"Kenyan Opposition Leader Calls for New Election"

MELISSA BLOCK, host:

After their meeting, I spoke with opposition leader Raila Odinga. He did not strike a conciliatory note - far from it. Instead, he gave Kenya's president two options.

Mr. RAILA ODINGA (Kenyan Politician; Opposition Leader): The one is Mr. Kibaki will just step aside and allow me to be sworn in as the president. The second one is a rerun of the presidential elections. If there's any doubt who won the elections as the election commission would like people to believe. Then we are ready for a rerun of the presidential elections.

BLOCK: So you're ruling out power-sharing. If Mr. Kibaki stays as president, you're saying the only two options that are acceptable to you would be if he steps down as president or agrees to rerunning the presidential election.

Mr. ODINGA: Yes, presidential elections within three months' time will settle this issue once and for all.

BLOCK: But Mr. Kibaki is insisting that he is - whether you agree with him or not - the duly elected president of Kenya. What would possibly make him agree to step down or have new elections?

Mr. ODINGA: His country's aflame, and there'll be no peace in Kenya until this matter is settled satisfactorily.

BLOCK: Mr. Odinga, you said that Kenya is aflame and there will be no peace. Those words could be interpreted by your followers as essentially license for them to go and keep on with the violence that your country has seen since this elections in December. Why not send a message of this is a time that we need to be looking for peace and putting down our weapons?

Mr. ODINGA: That's exactly what I've been doing all the time. So even today, when (unintelligible). I even called for peace and that the people should handle themselves peacefully, but, as you know, there can really be no true peace without justice.

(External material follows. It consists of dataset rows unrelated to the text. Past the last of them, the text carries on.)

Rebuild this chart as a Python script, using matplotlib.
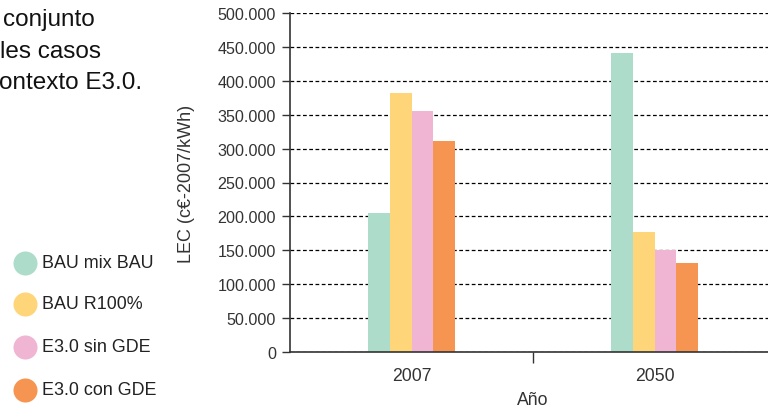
import numpy as np
import matplotlib.pyplot as plt
from matplotlib.ticker import FuncFormatter

plt.rcParams['font.family'] = ['Liberation Sans', 'DejaVu Sans']

years = ['2007', '2050']
series = ['BAU mix BAU', 'BAU R100%', 'E3.0 sin GDE', 'E3.0 con GDE']
colors = ['#addcca', '#fed679', '#efb5d3', '#f69552']
values = {
    'BAU mix BAU': [205000, 441000],
    'BAU R100%': [382000, 177000],
    'E3.0 sin GDE': [355000, 150000],
    'E3.0 con GDE': [311000, 131000],
}
intro = ['conjunto', 'les casos', 'ontexto E3.0.']

W, H = 768, 410
fig = plt.figure(figsize=(W / 100, H / 100), dpi=100)

# axes runs off the right edge, like the cropped original
x0, x1 = 290, 776
y0, y1 = 353, 14
ax = fig.add_axes([x0 / W, 1 - y0 / H, (x1 - x0) / W, (y0 - y1) / H])

x = np.arange(len(years))
bw = 0.09
for i, s in enumerate(series):
    ax.bar(x + (i - 1.5) * bw, values[s], bw, color=colors[i], zorder=2)

ax.set_xlim(-0.5, 1.5)
ax.set_ylim(0, 500000)
ax.set_yticks(np.arange(0, 500001, 50000))
ax.yaxis.set_major_formatter(FuncFormatter(
    lambda v, p: '0' if v == 0 else '{:,.0f}'.format(v).replace(',', '.')))
ax.yaxis.grid(True, linestyle=(0, (3, 2)), color='black', linewidth=0.9, zorder=1)

ax.set_xticks([0.5])
ax.set_xticklabels([])
ax.set_xticks(x, minor=True)
ax.set_xticklabels(years, minor=True)
ax.tick_params(axis='x', which='minor', length=0, pad=11, labelsize=12.7, labelcolor='#333333')
ax.tick_params(axis='x', which='major', length=8, width=1, color='#333333')
ax.tick_params(axis='y', length=6, width=1, color='#333333', labelsize=11.6,
               labelcolor='#333333', pad=4)

for side in ['top', 'right']:
    ax.spines[side].set_visible(False)
for side in ['left', 'bottom']:
    ax.spines[side].set_color('#333333')
    ax.spines[side].set_linewidth(1.2)

ax.set_ylabel('LEC (c€-2007/kWh)', fontsize=13, color='#333333', labelpad=16)
ax.set_xlabel('Año', fontsize=12.7, color='#333333', labelpad=5)

# legend drawn by hand at the left
leg_y = [264, 305, 348, 391]
lx = fig.add_axes([0, 0, 1, 1], facecolor='none')
lx.set_xlim(0, W)
lx.set_ylim(H, 0)
lx.axis('off')
for s, c, yy in zip(series, colors, leg_y):
    lx.scatter([25], [yy], s=300, color=c, linewidths=0)
    lx.text(42, yy, s, fontsize=12.9, color='#222222', va='center')

for t, yy, xx in zip(intro, [20, 52, 83], [3, 0, -1]):
    lx.text(xx, yy, t, fontsize=17.5, color='#111111', va='center')

fig.savefig('out.png', dpi=100)
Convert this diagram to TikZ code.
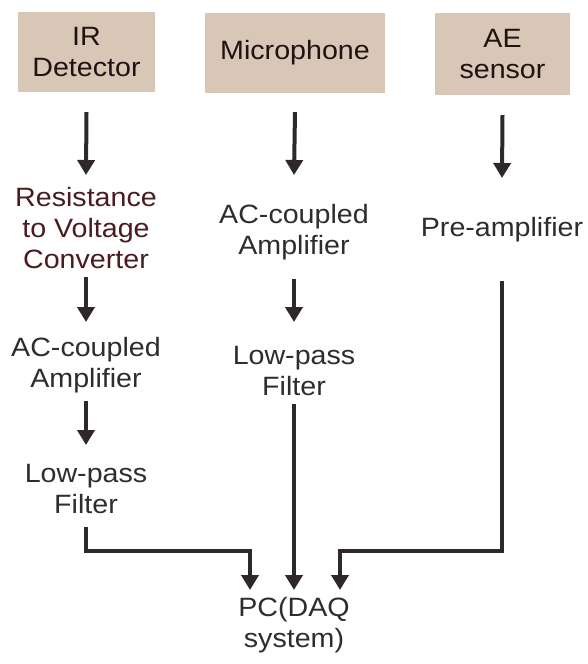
\documentclass[tikz,border=0pt]{standalone}
\usepackage{fontspec}
\setmainfont[FakeStretch=1.08]{Liberation Sans}
\usetikzlibrary{arrows.meta}
\definecolor{boxfill}{HTML}{D8C6B6}
\definecolor{boxtext}{HTML}{1E1212}
\definecolor{txt}{HTML}{302C2C}
\definecolor{redtxt}{HTML}{4A1C1E}
\definecolor{arrcol}{HTML}{2E2828}
\begin{document}
\begin{tikzpicture}[x=1pt,y=-1pt,
  srcbox/.style={fill=boxfill,draw=none,inner sep=0pt,align=center,text=boxtext,
    font=\fontsize{26.5}{31}\selectfont},
  lbl/.style={inner sep=0pt,align=center,anchor=north,text=txt,
    font=\fontsize{26.5}{31}\selectfont},
  arr/.style={draw=arrcol,line width=4pt,line join=miter,
    -{Triangle[width=17pt,length=15pt]}}]
\useasboundingbox (0,0) rectangle (588,664);
\fill[white] (0,0) rectangle (588,664);

% source boxes
\node[srcbox,minimum width=137pt,minimum height=80pt] (ir) at (86.5,52) {IR\\Detector};
\node[srcbox,minimum width=180pt,minimum height=80pt] (mic) at (295,53) {Microphone};
\node[srcbox,minimum width=135pt,minimum height=82pt] (ae) at (502.5,54) {AE\\sensor};

% column 1
\node[lbl,text=redtxt] (res) at (86,187) {Resistance\\to Voltage\\Converter};
\node[lbl] (ac1) at (86,337) {AC-coupled\\Amplifier};
\node[lbl] (lp1) at (86,464) {Low-pass\\Filter};

% column 2
\node[lbl] (ac2) at (294,204) {AC-coupled\\Amplifier};
\node[lbl] (lp2) at (294,346) {Low-pass\\Filter};

% column 3
\node[lbl] (pre) at (502,217) {Pre-amplifier};

% sink
\node[lbl] (pc) at (294,597) {PC(DAQ\\system)};

% arrows column 1
\draw[arr] ([yshift=-20pt]ir.south) -- ([yshift=12pt]res.north);
\draw[arr] ([yshift=-8pt]res.south) -- ([yshift=15pt]ac1.north);
\draw[arr] ([yshift=-8pt]ac1.south) -- ([yshift=19pt]lp1.north);
\draw[arr] ([yshift=-13pt]lp1.south) -- ++(0,24) -| ([xshift=-44pt,yshift=7pt]pc.north);

% arrows column 2
\draw[arr] ([yshift=-19pt]mic.south) -- ([yshift=29pt]ac2.north);
\draw[arr] ([yshift=-19pt]ac2.south) -- ([yshift=24pt]lp2.north);
\draw[arr] ([yshift=-8pt]lp2.south) -- ([yshift=7pt]pc.north);

% arrows column 3
\draw[arr] ([yshift=-20pt]ae.south) -- ([yshift=39pt]pre.north);
\draw[arr] ([yshift=-39pt]pre.south) -- ++(0,270) -| ([xshift=46pt,yshift=7pt]pc.north);
\end{tikzpicture}
\end{document}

BLOCK: Mr. Odinga, you know well that the human rights group, Human Rights Watch, has accused your party - the Orange Democratic Movement - of orchestrating attacks on members of Mr. Kibaki's ethnic group - the Kikuyu. They say the attacks were not spontaneous, that they were planned, they were incited by opposition leaders. What do you say to that accusation?

Mr. ODINGA: No, nothing could be further from the truth. The fact of the matter is that this is most unfortunate and we have condemned it in the strongest tone possible. But I want to say that there has been no premeditation. What you have seen countrywide has been spontaneous reaction of the people to the rigging of elections, and this is what will need to be addressed.

BLOCK: But in terms of the violence between ethnic groups, what you're saying flies in the face of what human rights groups are saying, which is that opposition leaders arranged for trucks, for bands of youth to go around attacking members of other tribes, supplied them with weapons, paid for the weapons, that this was not just a passionate outpouring of anger. It was orchestrated by the opposition.

Mr. ODINGA: Where is the evidence? This is a propaganda put out by the government, talking about genocide. The people have just reacted angrily. It was nothing that was premeditated or preplanned at all.

BLOCK: Mr. Odinga, I want to ask you about an editorial that ran this week in the leading newspaper in Kenya - The Daily Nation. The writer is saying that this basically is all about power. And he faults President Kibaki but he also faults you. And he says this.

(Reading) Climbing over the bodies knee-deep in blood with his arm outstretched to grab the throne, I see opposition leader Raila Odinga still furious that he was denied the biggest prize of all.

Mr. ODINGA: Every Kenyan knows that I won the elections. I mean, there's no doubt in the mind of the people here. Now, what you want to ask is what does this portend for democracy in Africa? You know, democracy has a price; dictatorships, they don't go out easily. And unless it is sorted out to the satisfaction of the people of Kenya, I am sure that it will spell doom to democracy in our country.

BLOCK: Mr. Odinga, thanks for talking with us.

Mr. ODINGA: Thank you very much.

BLOCK: That's Raila Odinga, leader of Kenya's opposition party, The Orange Democratic Movement, speaking with us from Nairobi.